Heard any good commencement speeches lately?
Tis’ the season… of commencement speeches that is. All over the nation special guest speakers are imparting words of wisdom to this year’s graduates.
Some are inspiring, others prudent and prophetic; most are predictable.
Listen: [audio: satullo20090517.mp3]
Today, I give my first commencement address. I’ve been doling out advice in print for 20 years, so this should be a snap, right?
But I’m intimidated. Mind if I try a few thoughts out on you here? That way, you’ll be spared watching me make a fool of myself this afternoon at the Lutheran seminary in Mount Airy.
Ever since the mortar board was invented, graduation speakers have flattered the assembled scholars by calling them a special group thrust into the world at a special moment.
It’s a tired cliché. But in 2009, it also happens to be true. This is an extraordinary moment, rife with possibility, rife with risk. The rising generation can either master the moment, or be mastered by it.

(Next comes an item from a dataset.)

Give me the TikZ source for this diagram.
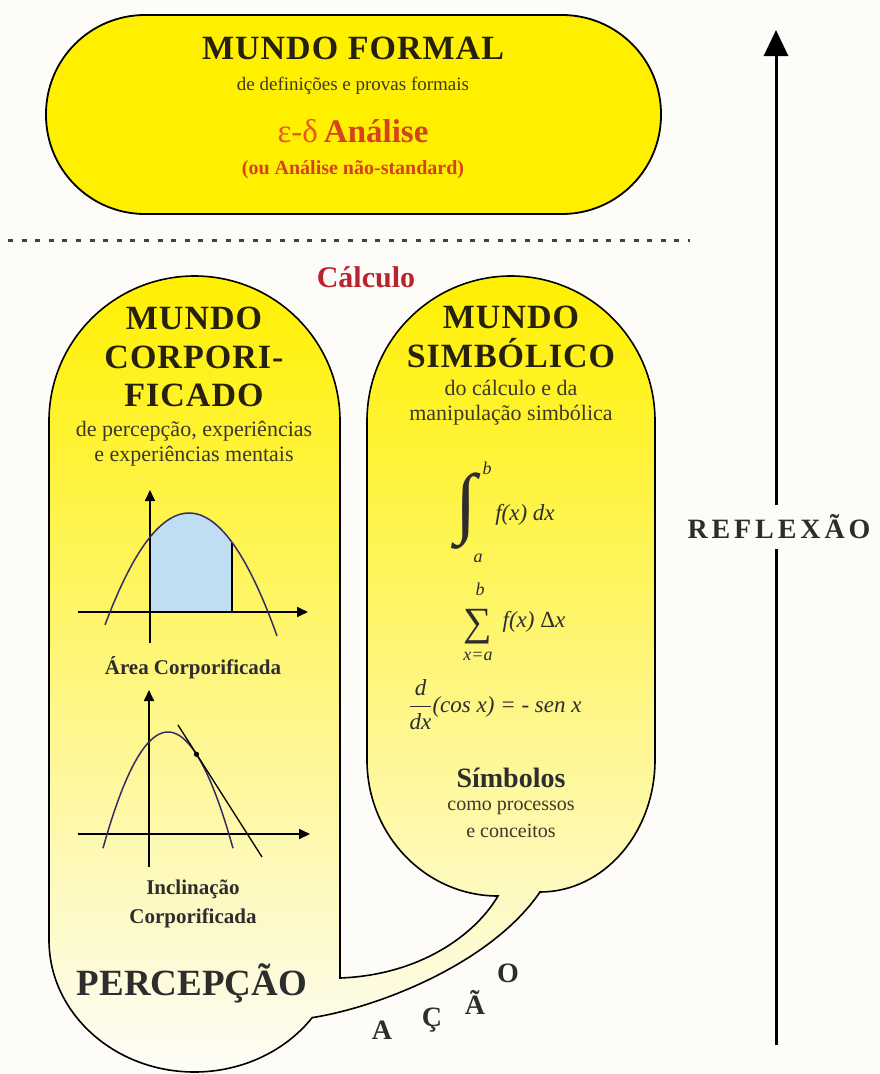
\documentclass[tikz,border=0pt]{standalone}
\usepackage{fontspec}
\setmainfont{Liberation Serif}
\usetikzlibrary{arrows.meta}
\definecolor{paper}{RGB}{253,252,248}
\definecolor{formalyellow}{RGB}{255,240,0}
\definecolor{titleink}{RGB}{38,32,12}
\definecolor{subink}{RGB}{60,56,40}
\definecolor{labelink}{RGB}{45,45,45}
\definecolor{calcred}{RGB}{185,35,45}
\definecolor{epsorange}{RGB}{232,90,30}
\definecolor{analred}{RGB}{214,66,28}
\definecolor{curveblue}{RGB}{52,46,100}
\definecolor{areablue}{RGB}{192,222,242}
\definecolor{dotgray}{RGB}{62,66,78}
\begin{document}
\begin{tikzpicture}[x=1pt,y=-1pt,
  bigtitle/.style={font=\fontsize{34}{38.5}\selectfont\bfseries\addfontfeature{LetterSpace=3}, text=titleink, align=center, inner sep=0pt},
  subtitle/.style={font=\fontsize{22}{25}\selectfont, text=subink, align=center, inner sep=0pt},
  graphlabel/.style={font=\fontsize{21}{29}\selectfont\bfseries, text=labelink, align=center, inner sep=0pt},
  formula/.style={font=\fontsize{23}{24}\selectfont\itshape, text=labelink, inner sep=0pt},
  axis/.style={line width=1.7pt, -{Triangle[length=11pt,width=10pt]}},
  curve/.style={curveblue, line width=1.5pt},
  acaoletter/.style={font=\fontsize{28}{28}\selectfont\bfseries, text=labelink, inner sep=0pt}]

\path[fill=paper, use as bounding box] (0,0) rectangle (880,1074);

% mundo formal
\draw[fill=formalyellow, line width=1.8pt, rounded corners=99pt] (46,15) rectangle (661,214);
\node[bigtitle] (formal) at (353,48) {MUNDO FORMAL};
\node[subtitle, font=\fontsize{19}{22}\selectfont] (formaldef) at (353,86) {de definições e provas formais};
\node[inner sep=0pt, font=\fontsize{33}{34}\selectfont] (analise) at (353,131)
  {\textcolor{epsorange}{ε-δ}\hspace{6pt}\textcolor{analred}{\bfseries Análise}};
\node[inner sep=0pt, text=analred, font=\fontsize{20}{22}\selectfont\bfseries] (naostd) at (353,170) {(ou Análise não-standard)};

\draw[dotgray, line width=3pt, dash pattern=on 5pt off 8.6pt] (8,240) -- (690,240);
\node[inner sep=0pt, text=calcred, font=\fontsize{30}{30}\selectfont\bfseries] (calculo) at (366,277) {Cálculo};

% os dois mundos do calculo
\draw[line width=1.6pt, top color=formalyellow, middle color=formalyellow!14!paper, bottom color=paper]
  (340,978) -- (340,421)
  arc[start angle=0, end angle=180, x radius=145.5pt, y radius=145pt]
  -- (49,940)
  arc[start angle=180, end angle=324, x radius=145.5pt, y radius=132pt]
  .. controls (375,1008) and (490,965) .. (540,892)
  arc[start angle=270, end angle=360, x radius=115pt, y radius=132pt]
  -- (655,421)
  arc[start angle=0, end angle=180, x radius=144pt, y radius=145pt]
  -- (367,760)
  arc[start angle=180, end angle=270, x radius=131pt, y radius=136pt]
  .. controls (475,935) and (420,975) .. (340,978) -- cycle;

\node[bigtitle] (corpo) at (194,357) {MUNDO\\CORPORI-\\FICADO};
\node[subtitle] (corpodef) at (194,444) {de percepção, experiências\\e experiências mentais};

\fill[areablue] (150,612) -- plot[domain=150:232, samples=30] (\x,{513+99*((\x-189)/79)^2}) -- (232,612) -- cycle;
\draw[line width=1.3pt] (232,{513+99*((232-189)/79)^2}) -- (232,612);
\draw[axis] (78,612) -- (308,612);
\draw[axis] (150,643) -- (150,490);
\draw[curve] plot[domain=105:277, samples=50, smooth] (\x,{513+99*((\x-189)/79)^2});
\node[graphlabel] (area) at (193,668) {Área Corporificada};

\draw[axis] (78,834) -- (310,834);
\draw[axis] (149,867) -- (149,690);
\draw[curve] plot[domain=103:233, samples=50, smooth] (\x,{732+99*((\x-168)/60)^2});
\draw[line width=1.3pt] (178,725) -- (262,857);
\fill (196.5,754.3) circle[radius=2.6pt];
\node[graphlabel] (inclina) at (193,904) {Inclinação\\Corporificada};

\node[inner sep=0pt, text=labelink, font=\fontsize{37}{37}\selectfont\bfseries] (percep) at (192,983) {PERCEPÇÃO};

\node[bigtitle] (simbol) at (511,337) {MUNDO\\SIMBÓLICO};
\node[subtitle] (simboldef) at (511,403) {do cálculo e da\\manipulação simbólica};

\node[inner sep=0pt, text=labelink, font=\fontsize{78}{78}\selectfont\itshape] (intsign) at (466,511) {∫};
\node[formula, font=\fontsize{18}{18}\selectfont\itshape] (intb) at (487,468) {b};
\node[formula, font=\fontsize{18}{18}\selectfont\itshape] (inta) at (478,558) {a};
\node[formula] (intf) at (525,515) {f(x) dx};
\node[inner sep=0pt, text=labelink, font=\fontsize{40}{40}\selectfont] (sumsign) at (478,627) {∑};
\node[formula, font=\fontsize{18}{18}\selectfont\itshape] (sumb) at (480,589) {b};
\node[formula, font=\fontsize{18}{18}\selectfont\itshape] (suma) at (478,656) {x=a};
\node[formula] (sumf) at (534,622) {f(x) {\upshape Δ}x};
\node[formula] (deriv) at (495,705) {$\displaystyle\frac{\textit{d}}{\textit{dx}}$(cos x) = - sen x};

\node[inner sep=0pt, text=labelink, font=\fontsize{28}{28}\selectfont\bfseries] (simbolos) at (511,778) {Símbolos};
\node[subtitle, font=\fontsize{20}{27}\selectfont] (processos) at (511,819) {como processos\\e conceitos};

\foreach \x/\y/\letra in {382/1030/A, 432/1020/Ç, 475/1002/Ã, 508/973/O}
{
    \node[acaoletter] (acao\letra) at (\x,\y) {\letra};
}

% reflexao
\coordinate (reflbase) at (776,1045);
\coordinate (refltip) at (776,30);
\draw[line width=3pt, -{Triangle[length=26pt,width=24pt]}] (reflbase) -- (refltip);
\node[fill=paper, inner xsep=0pt, inner ysep=10pt, text=labelink, font=\fontsize{28}{28}\selectfont\bfseries\addfontfeature{LetterSpace=14}] (reflexao) at (779,527) {REFLEXÃO};

\end{tikzpicture}
\end{document}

This is, among many things, a Gutenberg moment.
Back in 1455, when that Bible first rolled off of Johannes Gutenberg’s printing press, it triggered sweeping changes that cascaded across centuries. Inside that moment were the seeds of the Reformation, the Enlightenment, the Industrial Revolution.
Today we ride the leading edge of a wave that’s just as powerful, and far more swiftly moving. It goes by the funny name of Google.
Just 15 year ago, I had a colleague who had on his office wall a poster with a diagram of the World Wide Web. A diagram! Just 15 years ago, there was no Wikipedia. No Amazon. No Facebook, YouTube or Twitter. Politicians could safely make jokes to rooms full of supporters. If you wanted a date, you went to a bar with ferns. And newspapers were raking in revenues, hand over fist.
It’s a revolution all right. And revolutions are tricky. They can liberate, but they can also devour their own. In a revolution, things get blown up. Some of what gets broken deserved it. But some of what gets lost should have been treasured.
Change is sometimes progress, sometimes not. Wisdom lies in the struggle to see the difference. The Web specializes in creating close calls. It’s an engine of liberty, but also of narcissism and cruelty. It creates rousing new forums, and it spawns distorting digital cocoons.
There’s no escaping this revolution. You must fight your way through the fog, seeking provisional wisdom as you go. Never oppose the new mindlessly, as though it were all suspect. Never discard the old thoughtlessly, as though it were all worthless.
The job of the citizen, the moral person, the new graduate, will be to learn to navigate inside the gray, to puzzle out wise choices inside this enthralling, this appalling Gutenberg moment.
And no, iPhone, there’s no app for that.